DATASET EXCERPTS:

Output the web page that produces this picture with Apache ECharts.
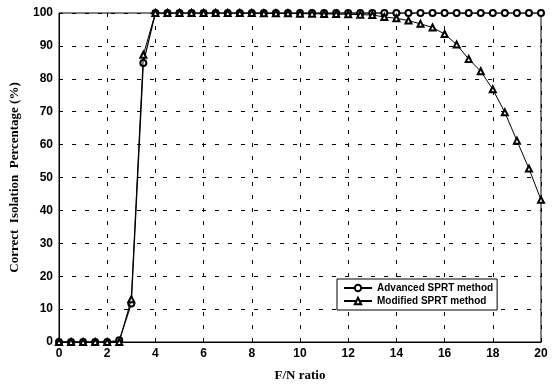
<!DOCTYPE html>
<html>
<head>
<meta charset="utf-8">
<script src="https://cdn.jsdelivr.net/npm/echarts@6/dist/echarts.min.js"></script>
<style>
  html, body { margin: 0; padding: 0; background: #fff; }
  #chart { width: 552px; height: 387px; }
</style>
</head>
<body>
<div id="chart"></div>
<script>
// F/N ratio samples (0 to 20, step 0.5)
const fnRatio = [0, 0.5, 1, 1.5, 2, 2.5, 3, 3.5, 4, 4.5, 5, 5.5, 6, 6.5, 7, 7.5, 8, 8.5, 9, 9.5,
  10, 10.5, 11, 11.5, 12, 12.5, 13, 13.5, 14, 14.5, 15, 15.5, 16, 16.5, 17, 17.5, 18, 18.5, 19, 19.5, 20];

const advancedSprt = [0, 0, 0, 0, 0, 0.5, 11.7, 84.8, 100, 100, 100, 100, 100, 100, 100, 100, 100, 100, 100, 100,
  100, 100, 100, 100, 100, 100, 100, 100, 100, 100, 100, 100, 100, 100, 100, 100, 100, 100, 100, 100, 100];

const modifiedSprt = [0, 0, 0, 0, 0, 0, 13, 87.3, 100, 100, 100, 100, 100, 100, 100, 100, 100, 99.9, 99.9, 99.9,
  99.8, 99.8, 99.7, 99.7, 99.6, 99.5, 99.4, 98.8, 98.4, 97.7, 96.7, 95.6, 93.6, 90.4, 86, 82.3, 76.8, 69.8, 61.2, 52.7, 43.2];

const xTicks = [0, 2, 4, 6, 8, 10, 12, 14, 16, 18, 20];

const chart = echarts.init(document.getElementById('chart'));

const tickFont = { fontFamily: 'Liberation Sans', fontWeight: 'bold', fontSize: 12, color: '#000' };
const dashed = { show: true, lineStyle: { color: '#000', type: [4, 9], width: 1 } };
const nameFont = { fontFamily: 'Liberation Serif', fontWeight: 'bold', fontSize: 13, color: '#000' };

const option = {
  animation: false,
  backgroundColor: '#fff',
  grid: { left: 57, right: 11, top: 13, bottom: 42, show: true, borderColor: '#000', borderWidth: 1 },
  xAxis: {
    type: 'value',
    min: 0,
    max: 20,
    interval: 2,
    name: 'F/N ratio',
    nameLocation: 'middle',
    nameGap: 27,
    nameTextStyle: nameFont,
    axisLine: { show: true, lineStyle: { color: '#000' } },
    axisTick: { inside: true, length: 4, lineStyle: { color: '#000' } },
    axisLabel: { ...tickFont, margin: 6, formatter: v => xTicks.includes(v) ? String(v) : '' },
    splitLine: dashed
  },
  yAxis: {
    type: 'value',
    min: 0,
    max: 100,
    interval: 10,
    name: 'Correct  Isolation  Percentage (%)',
    nameLocation: 'middle',
    nameGap: 38,
    nameTextStyle: nameFont,
    axisLine: { show: true, lineStyle: { color: '#000' } },
    axisTick: { inside: true, length: 4, lineStyle: { color: '#000' } },
    axisLabel: { ...tickFont, margin: 6 },
    splitLine: dashed
  },
  legend: {
    left: 337,
    top: 279,
    orient: 'vertical',
    itemGap: 3,
    itemWidth: 28,
    itemHeight: 8,
    padding: [4, 4, 4, 6],
    borderColor: '#000',
    borderWidth: 1,
    backgroundColor: '#fff',
    textStyle: { fontFamily: 'Liberation Sans', fontWeight: 'bold', fontSize: 10, color: '#000' },
    data: ['Advanced SPRT method', 'Modified SPRT method']
  },
  series: [
    {
      name: 'Advanced SPRT method',
      type: 'line',
      data: fnRatio.map((x, i) => [x, advancedSprt[i]]),
      symbol: 'emptyCircle',
      symbolSize: 6,
      lineStyle: { color: '#000', width: 1.2 },
      itemStyle: { color: '#000', borderColor: '#000', borderWidth: 1 },
      z: 3
    },
    {
      name: 'Modified SPRT method',
      type: 'line',
      data: fnRatio.map((x, i) => [x, modifiedSprt[i]]),
      symbol: 'emptyTriangle',
      symbolSize: 6,
      lineStyle: { color: '#000', width: 1 },
      itemStyle: { color: '#000', borderColor: '#000', borderWidth: 1 },
      z: 4
    }
  ]
};

chart.setOption(option);
</script>
</body>
</html>
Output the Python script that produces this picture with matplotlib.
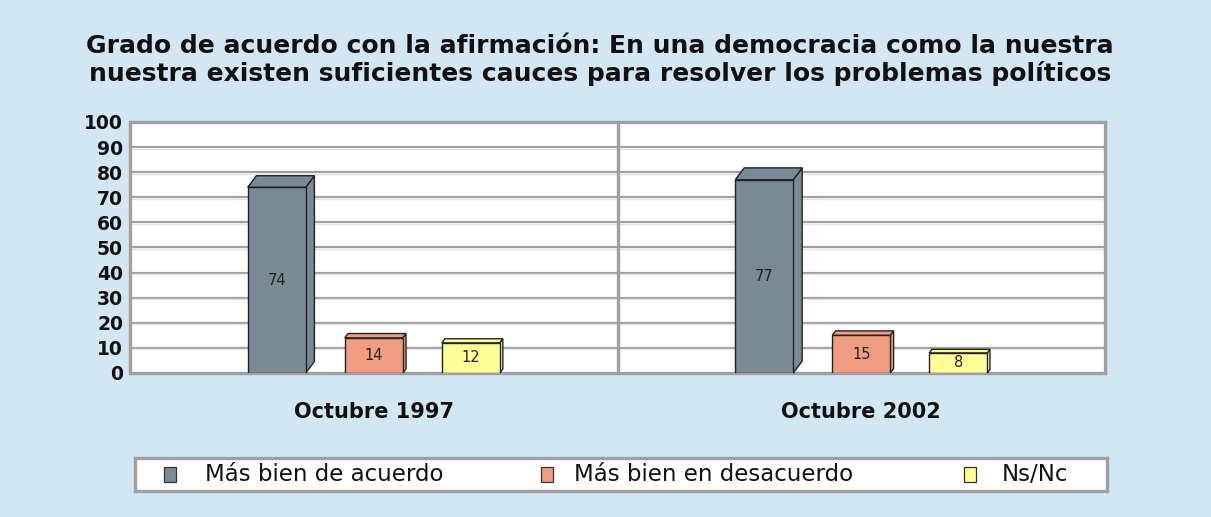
import matplotlib
matplotlib.use("Agg")
import matplotlib.pyplot as plt
from matplotlib.patches import Polygon, Rectangle

# ---- data ----
periods = ["Octubre 1997", "Octubre 2002"]
series_names = ["Más bien de acuerdo", "Más bien en desacuerdo", "Ns/Nc"]
acuerdo = [74, 77]
desacuerdo = [14, 15]
nsnc = [12, 8]
yticks = [0, 10, 20, 30, 40, 50, 60, 70, 80, 90, 100]
title = ("Grado de acuerdo con la afirmación: En una democracia como la nuestra\n"
         "nuestra existen suficientes cauces para resolver los problemas políticos")

colors = ["#7A8A94", "#F09C80", "#FFFF99"]
bg = "#D3E6F4"
plt.rcParams['font.family'] = ['DejaVu Sans']

W, H = 1211, 517
fig = plt.figure(figsize=(W / 100, H / 100), dpi=100, facecolor=bg)

ax = fig.add_axes([130 / W, 1 - 373 / H, 975 / W, 251 / H])
ax.set_facecolor("white")
ax.set_xlim(0, 2)
ax.set_ylim(0, 100)
ax.set_yticks(yticks)
ax.set_yticklabels([str(t) for t in yticks], fontsize=13.5, fontweight="bold", color="#111111")
ax.tick_params(axis="y", length=0, pad=5)
ax.set_xticks([0.5, 1.5])
ax.set_xticklabels(periods, fontsize=15, fontweight="bold", color="#111111")
ax.tick_params(axis="x", length=0, pad=21)
for t in yticks[1:-1]:
    ax.axhline(t, color="#A0A0A0", lw=1.6, zorder=1)
    ax.axhline(t - 0.6, color="#E4E4E4", lw=1.0, zorder=1)
ax.axvline(1.0, color="#A0A0A0", lw=2.4, zorder=1)
for s in ax.spines.values():
    s.set_color("#A0A0A0")
    s.set_linewidth(2.4)

px_x = 2 / 975.0
px_y = 100 / 251.0
bar_w = 58 * px_x
offsets = [-97 * px_x, 0, 97 * px_x]
all_series = [acuerdo, desacuerdo, nsnc]

for si, vals in enumerate(all_series):
    for gi, v in enumerate(vals):
        c = 0.5 + gi + offsets[si]
        x0, x1 = c - bar_w / 2, c + bar_w / 2
        dpx = 2 + 0.09 * v
        dx = dpx * px_x
        dy = 1.33 * dpx * px_y
        kw = dict(facecolor=colors[si], edgecolor="#222222", lw=1.0, zorder=3, clip_on=False)
        ax.add_patch(Polygon([(x1, 0), (x1 + dx, dy), (x1 + dx, v + dy), (x1, v)], **kw))
        ax.add_patch(Polygon([(x0, v), (x1, v), (x1 + dx, v + dy), (x0 + dx, v + dy)], **kw))
        ax.bar(c, v, width=bar_w, color=colors[si], edgecolor="#222222", lw=1.0, zorder=4)
        ax.text(c, v / 2, str(v), ha="center", va="center", fontsize=10.5, color="#222222", zorder=5)

fig.text(600 / W, 1 - 60 / H, title, ha="center", va="center", fontsize=18,
         fontweight="bold", color="#111111", linespacing=1.15)

# legend box
lax = fig.add_axes([135 / W, 1 - 491 / H, 972 / W, 33 / H])
lax.set_xlim(0, 972)
lax.set_ylim(0, 33)
lax.set_xticks([])
lax.set_yticks([])
lax.set_facecolor("white")
for s in lax.spines.values():
    s.set_color("#A0A0A0")
    s.set_linewidth(2.4)
mk_x = [35, 412, 835]
tx_x = [70, 439, 867]
for i, name in enumerate(series_names):
    lax.add_patch(Rectangle((mk_x[i] - 6, 9), 12, 15, facecolor=colors[i], edgecolor="#333333", lw=0.9))
    lax.text(tx_x[i], 16.5, name, ha="left", va="center", fontsize=16.5, color="#111111")

fig.savefig("out.png", dpi=100, facecolor=bg)
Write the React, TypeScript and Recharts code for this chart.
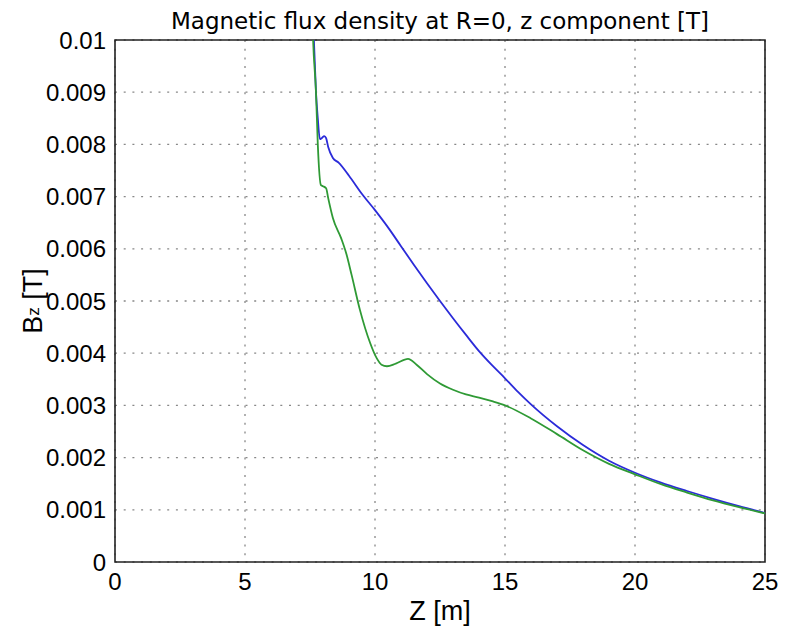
import { LineChart, Line, XAxis, YAxis, CartesianGrid, ReferenceArea } from "recharts";

// Z [m] and Bz [T], two curves
const blueZ = [7.5, 7.65, 7.73, 7.8, 7.88, 7.95, 8.05, 8.12, 8.2, 8.38, 8.6, 9.0, 9.5, 10.0, 10.5, 11.0, 11.5, 12.0, 12.5, 13.0, 13.5, 14.0, 14.5, 15.0, 15.5, 16.0, 17.0, 18.0, 19.0, 20.0, 21.0, 22.0, 23.0, 24.0, 25.0];
const blueB = [0.0125, 0.01, 0.009, 0.0085, 0.0081, 0.00812, 0.00816, 0.00812, 0.00795, 0.00774, 0.00765, 0.0074, 0.00705, 0.00674, 0.00641, 0.00605, 0.00569, 0.00534, 0.005, 0.00467, 0.00435, 0.00404, 0.00377, 0.00352, 0.00326, 0.00302, 0.0026, 0.00224, 0.00194, 0.00171, 0.00152, 0.00136, 0.00121, 0.00107, 0.00094];

const greenZ = [7.5, 7.62, 7.73, 7.8, 7.92, 8.0, 8.12, 8.2, 8.38, 8.7, 8.9, 9.1, 9.42, 9.81, 10.07, 10.25, 10.46, 10.8, 11.27, 11.6, 12.0, 12.5, 13.0, 13.5, 14.0, 14.5, 15.0, 16.0, 17.0, 18.0, 19.0, 20.0, 21.0, 22.0, 23.0, 24.0, 25.0];
const greenB = [0.0125, 0.01, 0.009, 0.008, 0.00722, 0.0072, 0.00716, 0.00697, 0.00659, 0.0062, 0.0059, 0.0055, 0.00483, 0.0042, 0.0039, 0.00378, 0.00375, 0.0038, 0.00389, 0.00378, 0.0036, 0.00342, 0.0033, 0.00321, 0.00315, 0.00308, 0.003, 0.00275, 0.00245, 0.00214, 0.00188, 0.00168, 0.00149, 0.00133, 0.00118, 0.00105, 0.00093];

const xTicks = [0, 5, 10, 15, 20, 25];
const yTicks = [0, 0.001, 0.002, 0.003, 0.004, 0.005, 0.006, 0.007, 0.008, 0.009, 0.01];

const blueData = blueZ.map((z, i) => ({ z, b: blueB[i] }));
const greenData = greenZ.map((z, i) => ({ z, b: greenB[i] }));

const tickFont = { fontSize: 24, fill: "#000", fontFamily: "Liberation Sans, Arial, sans-serif" };

export default function App() {
  return (
    <div style={{ position: "absolute", left: 0, top: 0 }}>
      <LineChart width={791} height={629} margin={{ top: 40, right: 26, left: 0, bottom: 0 }}>
        <CartesianGrid stroke="#888" strokeDasharray="2 6.7" strokeWidth={1.3} />
        <XAxis
          type="number"
          dataKey="z"
          domain={[0, 25]}
          ticks={xTicks}
          allowDataOverflow
          height={67}
          tickSize={0}
          tickMargin={11}
          axisLine={false}
          tick={tickFont}
        />
        <YAxis
          type="number"
          dataKey="b"
          domain={[0, 0.01]}
          ticks={yTicks}
          allowDataOverflow
          width={115}
          tickSize={0}
          tickMargin={9}
          axisLine={false}
          tick={tickFont}
          tickFormatter={(v: number) => (v === 0 ? "0" : String(Number(v.toFixed(3))))}
        />
        <Line data={blueData} dataKey="b" type="monotone" stroke="#2b2bd9" strokeWidth={1.8} dot={false} isAnimationActive={false} />
        <Line data={greenData} dataKey="b" type="monotone" stroke="#2f9a35" strokeWidth={1.8} dot={false} isAnimationActive={false} />
        <ReferenceArea x1={0} x2={25} y1={0} y2={0.01} fill="none" stroke="#222" strokeWidth={1.6} />
        <text x={440} y={29} textAnchor="middle" fontSize={23} fontFamily="DejaVu Sans, sans-serif" fill="#000">
          Magnetic flux density at R=0, z component [T]
        </text>
        <text x={440} y={620} textAnchor="middle" fontSize={27} fontFamily="Liberation Sans, Arial, sans-serif" fill="#000">
          Z [m]
        </text>
        <text transform="translate(42,301) rotate(-90)" textAnchor="middle" fontSize={27} fontFamily="Liberation Sans, Arial, sans-serif" fill="#000">
          B<tspan fontSize={17} dy={-3}>z</tspan>
          <tspan dy={3}> [T]</tspan>
        </text>
      </LineChart>
    </div>
  );
}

WHAT IS REQUIRED: Repeat the lines from where the entries begin to the line with "19, 19.5, 20];", both included. Any picture is left out.

TASK OUTPUT:
Output the web page that produces this picture with Apache ECharts.
<!DOCTYPE html>
<html>
<head>
<meta charset="utf-8">
<script src="https://cdn.jsdelivr.net/npm/echarts@6/dist/echarts.min.js"></script>
<style>
  html, body { margin: 0; padding: 0; background: #fff; }
  #chart { width: 552px; height: 387px; }
</style>
</head>
<body>
<div id="chart"></div>
<script>
// F/N ratio samples (0 to 20, step 0.5)
const fnRatio = [0, 0.5, 1, 1.5, 2, 2.5, 3, 3.5, 4, 4.5, 5, 5.5, 6, 6.5, 7, 7.5, 8, 8.5, 9, 9.5,
  10, 10.5, 11, 11.5, 12, 12.5, 13, 13.5, 14, 14.5, 15, 15.5, 16, 16.5, 17, 17.5, 18, 18.5, 19, 19.5, 20];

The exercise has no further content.